What can change possible from impossible? Choosing to believe. I know it sounds too simple but I also know it’s proven true for me. I didn’t believe I could ever learn to throw clay into bowls and cups, yet, here they are on my studio shelves.

I didn’t believe when my sweet, Labrador Jilly died so suddenly that I would be able to love another puppy again. Yet, when my new baby boy, Darby came into my life my heart opened up bigger. 

Quote: “If you don’t want to do it and you don’t have to do it. Don’t do it.”

This is a game changer for me. I was brought up to do everything for everyone and to do it well. Dirty cup sitting on a table that’s not mine, pick it up and wash it. Join the committee and do not just my best job, but more than is required. Be Vice President of my sorority, President of Women In Communications. Win awards. Work overtime. Read all the parenting books, go to seminars and do all the laundry, too. 

Always, my motivation was to help. Everyone. What I realize now, is that’s not always helpful  for them or me. Because too much helping them, left me tired and burned out. And guess what? It didn’t help them either. 

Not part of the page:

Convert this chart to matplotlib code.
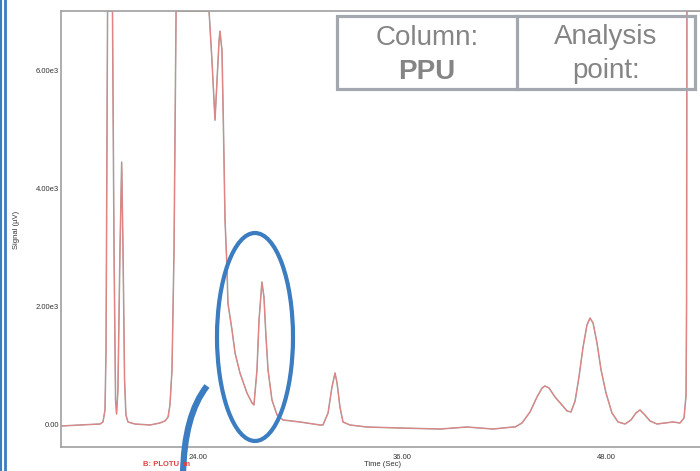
# cromatograma PPU

# librerias
import matplotlib.pyplot as plt
from matplotlib.patches import Ellipse, Rectangle, PathPatch
from matplotlib.path import Path

# datos de la senal (tiempo en s, senal en uV); 7000 = saturado
tiempo = [15.94, 17.06, 18.24, 18.41, 18.53, 18.59, 18.68, 18.97, 19.06, 19.15,
          19.21, 19.29, 19.41, 19.51, 19.59, 19.68, 19.76, 19.88, 20.29, 21.18,
          21.76, 22.06, 22.24, 22.35, 22.47, 22.59, 22.71, 24.65, 24.82, 25.0,
          25.12, 25.24, 25.29, 25.41, 25.5, 25.59, 25.71, 25.76, 26.0, 26.18,
          26.47, 26.88, 27.18, 27.29, 27.47, 27.59, 27.76, 27.88, 28.0, 28.12,
          28.35, 28.65, 29.0, 30.0, 31.18, 31.35, 31.65, 31.88, 32.06, 32.18,
          32.35, 32.53, 32.94, 33.94, 35.88, 38.24, 39.82, 41.35, 42.53, 42.65,
          43.06, 43.53, 43.94, 44.24, 44.41, 44.65, 45.0, 45.41, 45.71, 45.94,
          46.18, 46.41, 46.65, 46.88, 47.06, 47.24, 47.47, 47.71, 48.0, 48.35,
          48.71, 49.12, 49.47, 49.76, 50.0, 50.29, 50.59, 51.0, 51.47, 51.94,
          52.35, 52.59, 52.71, 52.74, 52.76, 54.0]
senal = [-17, 0, 17, 51, 254, 1268, 7000, 7000, 2958, 423,
         186, 592, 2958, 4445, 2958, 761, 169, 51, 17, 0,
         34, 68, 135, 338, 930, 2958, 7000, 7000, 6170, 5155,
         5830, 6500, 6660, 6340, 4985, 3465, 2620, 2062, 1606, 1217,
         879, 541, 372, 338, 930, 1775, 2417, 2163, 1487, 930,
         423, 169, 85, 51, 0, 0, 203, 642, 879, 710,
         304, 51, 0, -34, -51, -68, -34, -68, -34, -34,
         34, 220, 473, 625, 660, 625, 473, 338, 237, 220,
         405, 811, 1318, 1690, 1808, 1724, 1386, 930, 541, 203,
         51, 17, 85, 203, 254, 169, 68, 17, 34, 51,
         34, 118, 507, 2113, 7000, 7000]

ticks_x = [24, 36, 48]
ticks_y = [0, 2000, 4000, 6000]

azul = "#3b7dc0"
gris = "#a3a7ae"

fig = plt.figure(figsize=(7, 4.71), dpi=100)
ax = fig.add_axes([61 / 700, 24 / 471, 644 / 700, 436 / 471])

# la traza (gris debajo, roja encima)
ax.plot(tiempo, senal, color="#a89898", lw=1.1)
ax.plot(tiempo, senal, color="#f08080", lw=0.6)

ax.set_xlim(24 - 137 / 17, 24 + 507 / 17)
ax.set_ylim(-372, 7000)
ax.set_xticks(ticks_x)
ax.set_xticklabels(["%.2f" % t for t in ticks_x])
ax.set_yticks(ticks_y)
ax.set_yticklabels(["0.00"] + ["%.2fe3" % (v / 1000) for v in ticks_y[1:]])
ax.tick_params(length=0, labelsize=5.5, labelcolor="#333333")
ax.tick_params(axis="x", pad=5)
ax.tick_params(axis="y", pad=1.5)
for lab in ax.get_xticklabels() + ax.get_yticklabels():
    lab.set_family("Liberation Sans")
for lado in ["left", "bottom", "top"]:
    ax.spines[lado].set_color("#a0a0a0")
    ax.spines[lado].set_linewidth(1.2)
ax.spines["right"].set_visible(False)

# capa encima en pixeles para anotaciones
capa = fig.add_axes([0, 0, 1, 1], zorder=5)
capa.set_xlim(0, 700)
capa.set_ylim(471, 0)
capa.axis("off")

capa.text(383, 465, "Time (Sec)", fontsize=5.5, family="Liberation Sans",
          color="#333333", ha="center", va="center")
capa.text(16, 230, "Signal (µV)", fontsize=5.5, family="Liberation Sans",
          color="#333333", ha="center", va="center", rotation=90)
capa.text(143, 464, "B: PLOTU  m", fontsize=5.5, family="Liberation Sans",
          color="#e04040", weight="bold", ha="left", va="center")

# cuadro de columna
capa.add_patch(Rectangle((337, 16), 358, 73, fill=False, ec=gris, lw=2.3))
capa.plot([517, 517], [16, 89], color=gris, lw=2.3)
capa.text(427, 38, "Column:", fontsize=20, family="Liberation Sans",
          color="#858585", ha="center", va="center")
capa.text(427, 72, "PPU", fontsize=20, family="Liberation Sans",
          color="#858585", weight="bold", ha="center", va="center")
capa.text(606, 37, "Analysis", fontsize=20, family="Liberation Sans",
          color="#858585", ha="center", va="center")
capa.text(606, 71, "point:", fontsize=20, family="Liberation Sans",
          color="#858585", ha="center", va="center")

# marcas azules
capa.add_patch(Ellipse((255, 337), 76, 208, fill=False, ec=azul, lw=3))
arco = Path([(207, 386), (184, 415), (183, 475)],
            [Path.MOVETO, Path.CURVE3, Path.CURVE3])
capa.add_patch(PathPatch(arco, fill=False, ec=azul, lw=4.5, capstyle="butt"))
capa.plot([1, 1], [0, 471], color=azul, lw=1.5)
capa.plot([5.3, 5.3], [0, 471], color=azul, lw=2)

plt.savefig("out.png")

This quote is now my way to help myself by asking what do I really want to do? When I’m tempted to jump in somewhere and give it all I’ve got, I read it. Then I take a breath in and out. 

Quote: “Remember when you wanted what you currently have.”

Popping up on my Facebook feed, I thank many of my friends there for providing wisdom like this along with inspiration and laughs. 

This quote struck a particular chord. About 10 years ago, things were not going so well for my family and I. We had to weather the emotional, physical and financial storms of lay-offs, broken bones with no health insurance and college tuitions. 

I remember wanting it to all end well. New and better jobs. College graduations. Bones healed. And, particularly for me, a chance to take ceramics classes, learn to throw and maybe be able to sell a few pieces. 

Surprise! What I wanted, we all currently have!